Some opinions on the app:

1) Signup is annoying, but at least you let me use it right away without
clicking on some verification link that is now in my inbox

2) Something about the login/signup form design says this app is not very good
or perfectly sculpted. Maybe it's the padding between the text fields or how
little space you use of the giant browser window there is. Take a look at
Google's or the modal form on AirBnb. There's space, sensible padding and
layout.

3) When I first log into the app and see "Double Click Me" and I double click
it, the right-slide-in modal is fine, but it blocks out rest of the UI. What I
would prefer to do (and would expect it to do) is just slide in without
dimming rest of the interface. That right-pane should remain in place when I
click on another item. It should repopulate with that item's details. Dimming
and drawing attention to the right-pane is fine for the "Learn to use NubiDo"
but for everything else, it feels pedantic

4) Is there a better name than NubiDo? This comment feels shallow, but I am
not sure anyone would take an app with the name "NubiDo" seriously. Sounds
like (and maybe it is) "Newbie Do" which doesn't sit right in the mouth and
just sounds funny. There's gotta be a better noun or a verb you can use. Even
Any.do, Evernote, OmniFocus, or Wunderlist is better. Even better are simple
and grounded names like Things. Yes, a good domain is probably hard to find
these days, but I think you need a better name than NubiDo. You can get
creative with .ly or .io domain extensions and pre/suffix like "get" or "app"
in your domain names...

Not a bad effort by any stretch. Just not up to snuff to be converting users
from their faithful and already-established gtd tools.

------
prn27
The pricing should be clear up-front. How does one delete an account?

------
leephillips
If you happen to be working with Django you can use django-todo. It works well
for simple project management for small teams.

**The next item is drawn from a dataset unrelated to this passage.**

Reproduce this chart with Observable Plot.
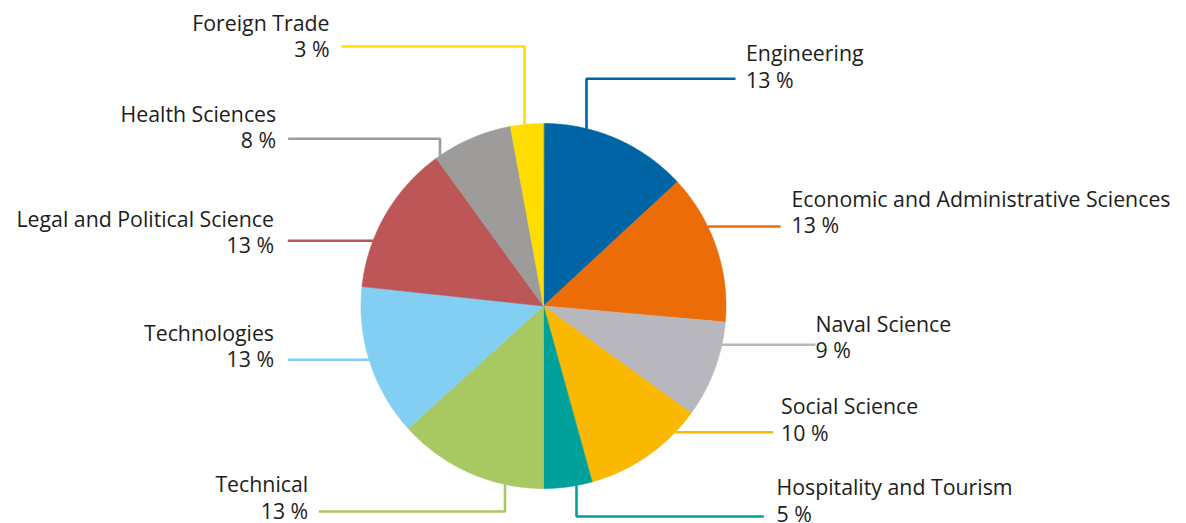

[https://github.com/shacker/django-todo](https://github.com/shacker/django-
todo)

------
totothedog
I expected the "Try it for free" button to redirect me to a web app. Not a
login page.

I think end users should be able to demo the app - even a simplified, I'm-not-
going-to-remember-any-of-your-stuff version before even signing up.

The big reason why I clicked this link in the first place is to answer this
question: is this app worth my time?

The todo app market is heavily saturated, so answering that question up front
will be key to your success. And if you're forcing me to sign up (putting a
wall in my face) just to get a glimpse of it, I'm inclined to think this app
is not worth my time.

------
23andwalnut
As everyone else has already said, the design needs some work - the landing
page, the sign up process, and the actual app. You should definitely check out
some of the landing page templates and app templates at themeforest.net. At a
minimum you can use these for inspiration/examples of attractive landing pages
and apps.

I only played with the actual app for a couple of minutes, but it feels pretty
solid...and fast. What did you use to build it?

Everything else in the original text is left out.